## BEGIN Data entries

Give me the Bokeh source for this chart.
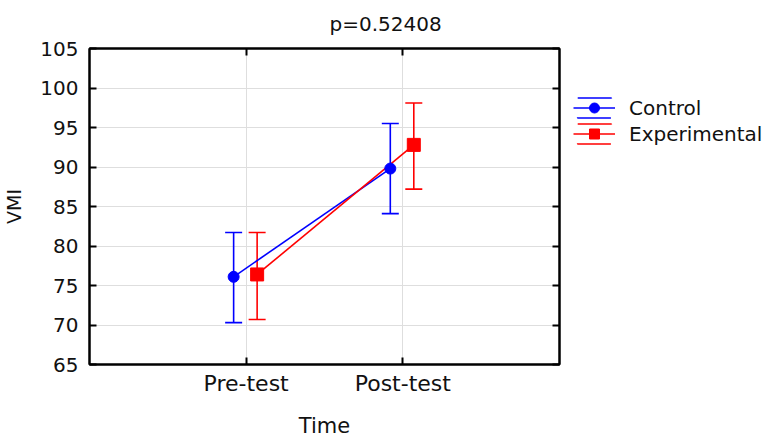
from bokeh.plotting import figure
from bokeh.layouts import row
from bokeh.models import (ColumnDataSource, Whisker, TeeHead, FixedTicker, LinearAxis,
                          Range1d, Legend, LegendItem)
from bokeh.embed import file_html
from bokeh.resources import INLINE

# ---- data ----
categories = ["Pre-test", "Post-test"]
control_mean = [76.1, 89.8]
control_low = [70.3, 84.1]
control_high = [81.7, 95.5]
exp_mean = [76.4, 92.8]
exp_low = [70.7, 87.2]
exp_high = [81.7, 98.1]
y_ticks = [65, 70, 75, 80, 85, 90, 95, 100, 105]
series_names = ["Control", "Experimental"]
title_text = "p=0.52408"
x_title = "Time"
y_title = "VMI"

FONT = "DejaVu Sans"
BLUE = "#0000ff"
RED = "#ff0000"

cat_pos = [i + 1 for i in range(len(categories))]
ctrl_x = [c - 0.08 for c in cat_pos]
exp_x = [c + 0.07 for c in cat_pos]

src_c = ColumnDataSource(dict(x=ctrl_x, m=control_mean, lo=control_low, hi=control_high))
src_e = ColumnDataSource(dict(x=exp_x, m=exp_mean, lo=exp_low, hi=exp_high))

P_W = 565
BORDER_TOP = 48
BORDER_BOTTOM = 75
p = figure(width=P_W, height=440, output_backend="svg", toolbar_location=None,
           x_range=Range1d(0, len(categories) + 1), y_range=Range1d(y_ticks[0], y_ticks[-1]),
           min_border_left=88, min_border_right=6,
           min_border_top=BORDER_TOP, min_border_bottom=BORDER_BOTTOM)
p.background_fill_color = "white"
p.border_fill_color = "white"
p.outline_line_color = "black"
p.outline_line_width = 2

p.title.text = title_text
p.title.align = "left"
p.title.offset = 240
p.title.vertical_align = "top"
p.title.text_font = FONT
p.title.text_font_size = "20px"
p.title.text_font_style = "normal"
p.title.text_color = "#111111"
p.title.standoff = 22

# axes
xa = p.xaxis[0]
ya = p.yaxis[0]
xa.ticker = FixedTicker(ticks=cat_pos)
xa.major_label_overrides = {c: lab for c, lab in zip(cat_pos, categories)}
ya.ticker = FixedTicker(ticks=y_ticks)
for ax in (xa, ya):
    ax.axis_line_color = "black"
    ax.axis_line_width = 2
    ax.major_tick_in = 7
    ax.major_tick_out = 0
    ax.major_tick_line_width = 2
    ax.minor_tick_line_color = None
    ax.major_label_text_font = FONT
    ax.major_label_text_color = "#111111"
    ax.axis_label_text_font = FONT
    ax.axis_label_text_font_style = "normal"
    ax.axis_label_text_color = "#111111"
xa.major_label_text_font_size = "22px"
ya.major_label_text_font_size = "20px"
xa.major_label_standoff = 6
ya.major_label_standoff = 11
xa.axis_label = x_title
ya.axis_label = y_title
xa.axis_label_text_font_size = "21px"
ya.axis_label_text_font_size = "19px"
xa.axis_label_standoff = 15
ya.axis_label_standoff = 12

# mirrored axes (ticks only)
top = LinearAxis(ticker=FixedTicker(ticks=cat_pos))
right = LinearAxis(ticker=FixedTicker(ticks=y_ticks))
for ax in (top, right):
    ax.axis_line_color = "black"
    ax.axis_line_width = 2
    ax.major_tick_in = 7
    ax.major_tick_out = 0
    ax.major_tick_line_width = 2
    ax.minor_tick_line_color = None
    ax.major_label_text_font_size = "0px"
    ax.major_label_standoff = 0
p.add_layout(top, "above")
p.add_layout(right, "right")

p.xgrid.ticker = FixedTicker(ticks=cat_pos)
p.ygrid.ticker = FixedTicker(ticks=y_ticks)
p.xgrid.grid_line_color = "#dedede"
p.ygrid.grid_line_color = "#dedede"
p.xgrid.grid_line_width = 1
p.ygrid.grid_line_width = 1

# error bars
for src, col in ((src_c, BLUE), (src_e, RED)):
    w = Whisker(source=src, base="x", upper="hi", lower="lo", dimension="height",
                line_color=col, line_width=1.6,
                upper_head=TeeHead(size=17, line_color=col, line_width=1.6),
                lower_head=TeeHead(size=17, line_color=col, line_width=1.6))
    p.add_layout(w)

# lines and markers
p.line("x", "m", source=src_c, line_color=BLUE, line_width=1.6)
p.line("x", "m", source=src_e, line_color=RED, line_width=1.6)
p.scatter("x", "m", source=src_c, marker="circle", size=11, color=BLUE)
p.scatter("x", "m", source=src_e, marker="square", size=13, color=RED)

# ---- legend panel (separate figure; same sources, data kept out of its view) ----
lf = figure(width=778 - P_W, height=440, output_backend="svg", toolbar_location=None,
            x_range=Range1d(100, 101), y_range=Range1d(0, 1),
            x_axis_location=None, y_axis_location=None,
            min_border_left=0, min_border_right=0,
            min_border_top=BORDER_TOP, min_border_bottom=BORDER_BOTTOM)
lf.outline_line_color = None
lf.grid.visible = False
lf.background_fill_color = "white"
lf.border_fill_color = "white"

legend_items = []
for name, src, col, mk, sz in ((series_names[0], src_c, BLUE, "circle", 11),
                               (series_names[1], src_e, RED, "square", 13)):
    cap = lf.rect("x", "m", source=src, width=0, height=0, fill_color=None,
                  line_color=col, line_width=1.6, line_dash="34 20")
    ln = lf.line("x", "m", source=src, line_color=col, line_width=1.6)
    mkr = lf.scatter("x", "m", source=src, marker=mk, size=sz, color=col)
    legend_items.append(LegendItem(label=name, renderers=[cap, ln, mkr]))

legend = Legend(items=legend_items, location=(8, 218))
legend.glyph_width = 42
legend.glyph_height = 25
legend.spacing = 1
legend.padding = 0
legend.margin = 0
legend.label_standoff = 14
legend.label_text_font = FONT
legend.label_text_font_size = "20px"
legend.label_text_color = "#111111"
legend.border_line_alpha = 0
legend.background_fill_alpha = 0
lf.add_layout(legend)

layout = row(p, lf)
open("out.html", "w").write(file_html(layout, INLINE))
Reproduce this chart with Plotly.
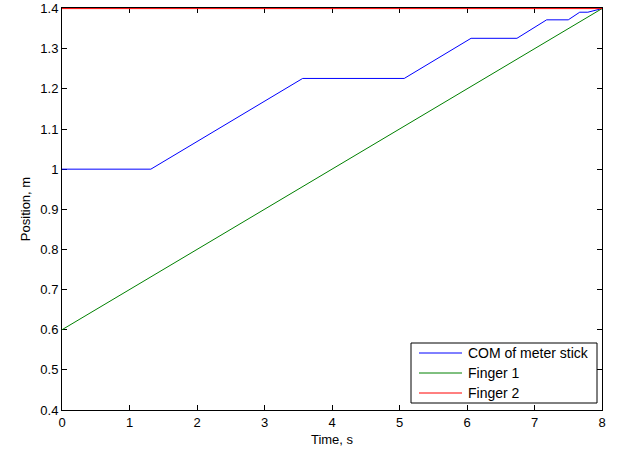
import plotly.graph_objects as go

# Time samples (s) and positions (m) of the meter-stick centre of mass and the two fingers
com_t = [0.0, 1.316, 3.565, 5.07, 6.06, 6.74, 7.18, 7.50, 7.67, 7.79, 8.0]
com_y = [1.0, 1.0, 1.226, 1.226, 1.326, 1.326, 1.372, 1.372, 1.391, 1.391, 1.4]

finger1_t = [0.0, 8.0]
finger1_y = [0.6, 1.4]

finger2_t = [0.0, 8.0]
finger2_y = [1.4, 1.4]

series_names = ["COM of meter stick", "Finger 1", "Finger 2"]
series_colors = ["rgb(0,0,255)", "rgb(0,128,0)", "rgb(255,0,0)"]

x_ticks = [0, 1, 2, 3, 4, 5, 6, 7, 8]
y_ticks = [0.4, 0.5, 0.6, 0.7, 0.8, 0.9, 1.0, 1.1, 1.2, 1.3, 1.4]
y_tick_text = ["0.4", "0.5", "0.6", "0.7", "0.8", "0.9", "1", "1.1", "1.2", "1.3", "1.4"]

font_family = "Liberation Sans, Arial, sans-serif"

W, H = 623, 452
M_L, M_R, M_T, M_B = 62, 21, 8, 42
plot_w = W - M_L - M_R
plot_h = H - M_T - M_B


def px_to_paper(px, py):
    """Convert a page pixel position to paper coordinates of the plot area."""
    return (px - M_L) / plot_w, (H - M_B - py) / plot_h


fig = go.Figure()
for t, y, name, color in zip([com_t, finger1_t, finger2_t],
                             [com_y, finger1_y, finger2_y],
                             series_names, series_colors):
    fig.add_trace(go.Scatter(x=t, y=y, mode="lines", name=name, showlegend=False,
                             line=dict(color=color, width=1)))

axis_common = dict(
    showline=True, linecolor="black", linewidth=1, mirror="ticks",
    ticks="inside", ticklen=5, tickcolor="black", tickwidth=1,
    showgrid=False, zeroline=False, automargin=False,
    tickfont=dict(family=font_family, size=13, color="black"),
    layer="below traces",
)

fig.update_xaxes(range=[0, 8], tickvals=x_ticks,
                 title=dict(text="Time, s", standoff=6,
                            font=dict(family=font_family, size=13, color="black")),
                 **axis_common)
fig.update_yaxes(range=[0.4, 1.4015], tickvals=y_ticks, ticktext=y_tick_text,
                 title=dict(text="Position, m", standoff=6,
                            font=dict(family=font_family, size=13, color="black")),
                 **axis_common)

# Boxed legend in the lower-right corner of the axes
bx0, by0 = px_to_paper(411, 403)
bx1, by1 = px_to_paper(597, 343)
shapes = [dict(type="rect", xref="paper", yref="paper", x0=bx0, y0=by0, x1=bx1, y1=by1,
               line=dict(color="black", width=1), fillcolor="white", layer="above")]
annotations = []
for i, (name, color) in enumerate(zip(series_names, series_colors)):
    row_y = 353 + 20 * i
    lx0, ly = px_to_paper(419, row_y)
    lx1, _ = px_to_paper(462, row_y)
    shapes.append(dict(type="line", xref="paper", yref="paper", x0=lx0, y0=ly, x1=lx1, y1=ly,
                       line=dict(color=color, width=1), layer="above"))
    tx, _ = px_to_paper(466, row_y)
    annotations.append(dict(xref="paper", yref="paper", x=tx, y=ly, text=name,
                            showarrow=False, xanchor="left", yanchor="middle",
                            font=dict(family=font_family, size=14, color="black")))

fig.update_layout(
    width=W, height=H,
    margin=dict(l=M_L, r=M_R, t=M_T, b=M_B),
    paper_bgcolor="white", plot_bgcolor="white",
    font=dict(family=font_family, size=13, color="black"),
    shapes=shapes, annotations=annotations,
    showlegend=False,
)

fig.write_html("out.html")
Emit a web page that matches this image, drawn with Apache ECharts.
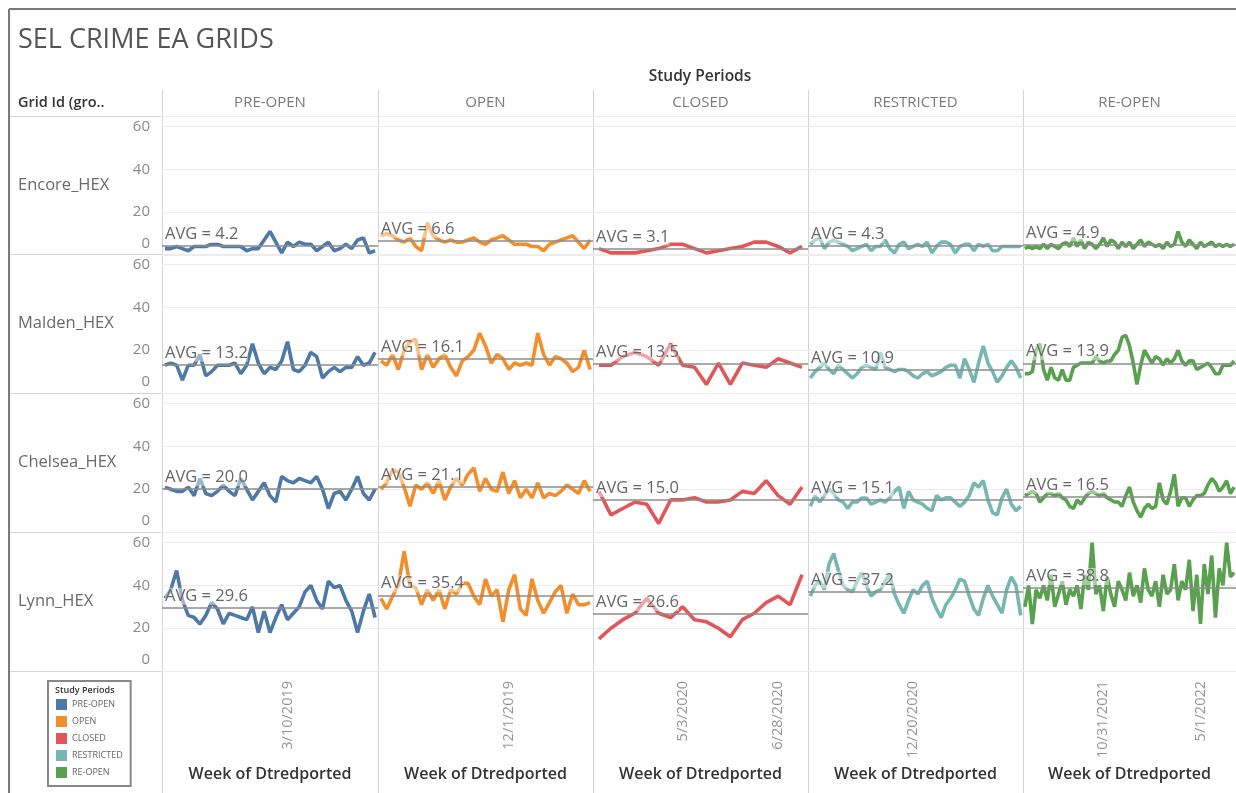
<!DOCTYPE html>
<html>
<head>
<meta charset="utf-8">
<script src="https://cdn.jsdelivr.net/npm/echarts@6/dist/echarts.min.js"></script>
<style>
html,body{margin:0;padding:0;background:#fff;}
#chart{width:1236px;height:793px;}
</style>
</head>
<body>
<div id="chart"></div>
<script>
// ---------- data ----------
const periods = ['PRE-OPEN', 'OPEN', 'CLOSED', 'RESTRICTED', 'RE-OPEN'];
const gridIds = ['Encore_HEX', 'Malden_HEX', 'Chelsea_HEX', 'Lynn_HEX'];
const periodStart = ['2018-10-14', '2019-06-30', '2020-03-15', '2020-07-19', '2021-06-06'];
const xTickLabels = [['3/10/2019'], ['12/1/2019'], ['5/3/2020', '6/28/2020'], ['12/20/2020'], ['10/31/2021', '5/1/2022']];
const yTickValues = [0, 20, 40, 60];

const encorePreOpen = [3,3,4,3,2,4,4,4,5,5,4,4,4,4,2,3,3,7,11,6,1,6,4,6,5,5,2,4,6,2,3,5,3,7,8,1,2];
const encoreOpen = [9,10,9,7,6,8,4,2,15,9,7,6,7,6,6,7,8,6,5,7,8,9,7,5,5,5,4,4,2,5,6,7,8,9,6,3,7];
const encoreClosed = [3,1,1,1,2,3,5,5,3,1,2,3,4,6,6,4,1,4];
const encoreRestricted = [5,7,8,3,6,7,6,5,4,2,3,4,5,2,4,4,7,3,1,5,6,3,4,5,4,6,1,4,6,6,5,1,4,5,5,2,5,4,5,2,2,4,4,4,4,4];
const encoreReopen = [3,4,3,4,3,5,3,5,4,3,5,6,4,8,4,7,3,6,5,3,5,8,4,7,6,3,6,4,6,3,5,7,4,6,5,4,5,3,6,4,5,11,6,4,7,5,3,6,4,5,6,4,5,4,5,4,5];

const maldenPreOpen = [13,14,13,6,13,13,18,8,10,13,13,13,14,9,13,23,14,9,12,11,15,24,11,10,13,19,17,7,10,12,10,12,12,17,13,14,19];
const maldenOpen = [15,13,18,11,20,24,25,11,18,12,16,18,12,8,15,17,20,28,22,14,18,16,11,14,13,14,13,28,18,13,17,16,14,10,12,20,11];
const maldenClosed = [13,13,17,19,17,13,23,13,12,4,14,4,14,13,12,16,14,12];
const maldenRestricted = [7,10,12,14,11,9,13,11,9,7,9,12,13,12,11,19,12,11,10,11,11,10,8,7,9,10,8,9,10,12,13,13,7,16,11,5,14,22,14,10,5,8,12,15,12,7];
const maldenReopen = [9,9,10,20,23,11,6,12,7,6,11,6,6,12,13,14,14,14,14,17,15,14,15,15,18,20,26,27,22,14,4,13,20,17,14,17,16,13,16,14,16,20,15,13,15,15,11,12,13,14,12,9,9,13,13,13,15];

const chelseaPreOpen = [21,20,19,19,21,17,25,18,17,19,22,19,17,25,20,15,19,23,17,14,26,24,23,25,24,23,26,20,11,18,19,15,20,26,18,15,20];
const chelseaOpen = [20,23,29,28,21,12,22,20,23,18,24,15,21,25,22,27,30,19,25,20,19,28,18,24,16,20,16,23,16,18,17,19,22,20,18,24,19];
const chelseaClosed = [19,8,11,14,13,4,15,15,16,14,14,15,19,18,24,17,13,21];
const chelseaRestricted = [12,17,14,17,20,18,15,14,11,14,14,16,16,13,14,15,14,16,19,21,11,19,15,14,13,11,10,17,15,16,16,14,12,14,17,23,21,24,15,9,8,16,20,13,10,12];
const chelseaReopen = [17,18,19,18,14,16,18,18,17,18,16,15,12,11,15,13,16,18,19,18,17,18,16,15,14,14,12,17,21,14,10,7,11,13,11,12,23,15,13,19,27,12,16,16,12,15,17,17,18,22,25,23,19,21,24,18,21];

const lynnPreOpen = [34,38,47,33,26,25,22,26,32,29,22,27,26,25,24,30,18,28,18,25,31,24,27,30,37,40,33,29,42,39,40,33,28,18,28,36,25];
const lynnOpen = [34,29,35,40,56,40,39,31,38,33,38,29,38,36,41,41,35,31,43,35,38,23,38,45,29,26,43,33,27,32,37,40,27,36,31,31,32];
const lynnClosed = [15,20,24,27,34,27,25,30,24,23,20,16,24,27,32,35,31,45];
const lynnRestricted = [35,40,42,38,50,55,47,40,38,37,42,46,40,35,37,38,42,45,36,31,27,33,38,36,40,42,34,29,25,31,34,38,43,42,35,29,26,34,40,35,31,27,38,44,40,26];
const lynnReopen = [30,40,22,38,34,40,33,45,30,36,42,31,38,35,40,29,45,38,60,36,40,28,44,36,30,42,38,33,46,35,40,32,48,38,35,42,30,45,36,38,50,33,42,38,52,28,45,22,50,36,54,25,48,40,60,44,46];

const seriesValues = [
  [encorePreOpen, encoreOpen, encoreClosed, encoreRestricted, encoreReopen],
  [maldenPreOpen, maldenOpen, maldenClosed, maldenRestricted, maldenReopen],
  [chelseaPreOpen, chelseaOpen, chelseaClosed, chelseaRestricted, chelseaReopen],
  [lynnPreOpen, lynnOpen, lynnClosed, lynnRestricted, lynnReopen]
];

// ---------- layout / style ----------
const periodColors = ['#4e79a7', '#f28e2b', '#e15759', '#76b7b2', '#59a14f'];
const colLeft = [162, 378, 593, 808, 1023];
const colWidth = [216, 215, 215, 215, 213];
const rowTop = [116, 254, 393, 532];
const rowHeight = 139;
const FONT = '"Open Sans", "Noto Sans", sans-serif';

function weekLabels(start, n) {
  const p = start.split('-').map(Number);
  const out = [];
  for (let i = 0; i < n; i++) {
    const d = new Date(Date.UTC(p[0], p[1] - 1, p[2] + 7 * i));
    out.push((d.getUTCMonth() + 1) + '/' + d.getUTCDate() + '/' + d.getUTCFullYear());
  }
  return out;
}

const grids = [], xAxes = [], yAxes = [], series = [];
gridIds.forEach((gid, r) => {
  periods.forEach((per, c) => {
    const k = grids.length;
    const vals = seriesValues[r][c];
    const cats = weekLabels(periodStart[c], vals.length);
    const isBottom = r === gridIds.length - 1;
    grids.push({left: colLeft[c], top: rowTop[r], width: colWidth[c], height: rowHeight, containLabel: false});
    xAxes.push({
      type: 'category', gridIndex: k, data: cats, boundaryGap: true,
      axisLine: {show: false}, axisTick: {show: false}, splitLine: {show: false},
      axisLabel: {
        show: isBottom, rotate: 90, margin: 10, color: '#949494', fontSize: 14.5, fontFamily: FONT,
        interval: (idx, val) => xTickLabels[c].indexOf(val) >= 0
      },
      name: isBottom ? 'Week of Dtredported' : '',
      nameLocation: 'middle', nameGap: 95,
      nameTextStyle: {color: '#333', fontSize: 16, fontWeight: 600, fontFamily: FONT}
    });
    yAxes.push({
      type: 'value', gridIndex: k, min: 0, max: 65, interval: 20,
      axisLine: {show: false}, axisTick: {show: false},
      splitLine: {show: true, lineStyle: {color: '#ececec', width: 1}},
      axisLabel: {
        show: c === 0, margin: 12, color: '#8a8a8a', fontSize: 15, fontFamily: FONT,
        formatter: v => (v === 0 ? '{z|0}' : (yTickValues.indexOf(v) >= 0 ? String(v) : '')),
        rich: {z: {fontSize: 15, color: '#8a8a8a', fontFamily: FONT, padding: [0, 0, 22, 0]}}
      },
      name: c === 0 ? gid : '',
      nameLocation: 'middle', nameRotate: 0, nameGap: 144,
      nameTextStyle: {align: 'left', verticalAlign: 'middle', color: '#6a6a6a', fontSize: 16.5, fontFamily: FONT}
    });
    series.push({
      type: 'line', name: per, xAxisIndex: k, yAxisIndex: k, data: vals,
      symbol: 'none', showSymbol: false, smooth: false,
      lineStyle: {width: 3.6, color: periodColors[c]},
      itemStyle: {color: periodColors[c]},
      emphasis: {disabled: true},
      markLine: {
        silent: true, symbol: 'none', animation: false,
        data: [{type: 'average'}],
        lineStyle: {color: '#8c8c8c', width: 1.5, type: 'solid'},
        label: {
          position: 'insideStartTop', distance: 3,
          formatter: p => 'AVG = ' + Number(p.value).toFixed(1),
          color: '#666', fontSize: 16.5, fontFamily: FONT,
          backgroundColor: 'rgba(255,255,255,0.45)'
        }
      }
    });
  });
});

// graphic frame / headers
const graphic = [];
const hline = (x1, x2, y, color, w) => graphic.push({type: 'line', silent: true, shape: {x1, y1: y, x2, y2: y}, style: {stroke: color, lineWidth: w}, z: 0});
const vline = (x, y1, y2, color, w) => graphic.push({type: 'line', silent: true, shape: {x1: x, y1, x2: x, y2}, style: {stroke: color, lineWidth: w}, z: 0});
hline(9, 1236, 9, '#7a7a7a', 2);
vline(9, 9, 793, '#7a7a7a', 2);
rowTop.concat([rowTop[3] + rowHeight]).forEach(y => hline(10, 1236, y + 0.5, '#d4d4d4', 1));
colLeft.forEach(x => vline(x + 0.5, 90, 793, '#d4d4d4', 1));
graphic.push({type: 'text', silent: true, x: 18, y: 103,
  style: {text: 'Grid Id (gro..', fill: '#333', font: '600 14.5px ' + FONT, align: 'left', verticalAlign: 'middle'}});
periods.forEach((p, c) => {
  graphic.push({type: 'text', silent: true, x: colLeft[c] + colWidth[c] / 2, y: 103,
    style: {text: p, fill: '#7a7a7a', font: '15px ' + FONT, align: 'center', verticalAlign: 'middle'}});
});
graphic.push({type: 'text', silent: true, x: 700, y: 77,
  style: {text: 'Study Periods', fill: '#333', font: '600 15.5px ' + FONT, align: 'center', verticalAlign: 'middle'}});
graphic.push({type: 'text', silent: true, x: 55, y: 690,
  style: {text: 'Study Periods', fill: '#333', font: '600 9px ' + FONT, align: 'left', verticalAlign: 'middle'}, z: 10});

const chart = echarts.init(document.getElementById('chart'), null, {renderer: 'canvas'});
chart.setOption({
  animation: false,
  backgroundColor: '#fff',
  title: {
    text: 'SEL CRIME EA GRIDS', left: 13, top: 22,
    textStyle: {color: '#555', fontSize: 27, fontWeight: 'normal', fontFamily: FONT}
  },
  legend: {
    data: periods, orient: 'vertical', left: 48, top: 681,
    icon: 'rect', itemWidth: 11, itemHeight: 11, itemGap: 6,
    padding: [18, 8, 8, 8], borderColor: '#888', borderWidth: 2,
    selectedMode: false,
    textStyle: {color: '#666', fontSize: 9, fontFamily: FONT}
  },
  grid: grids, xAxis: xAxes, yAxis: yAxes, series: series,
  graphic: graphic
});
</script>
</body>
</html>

## END Data entries

Read the data above. Pull out each line in which the string "this" appears.

Give me the Bokeh source for this chart.
Reproduce this chart with Plotly.
Emit a web page that matches this image, drawn with Apache ECharts.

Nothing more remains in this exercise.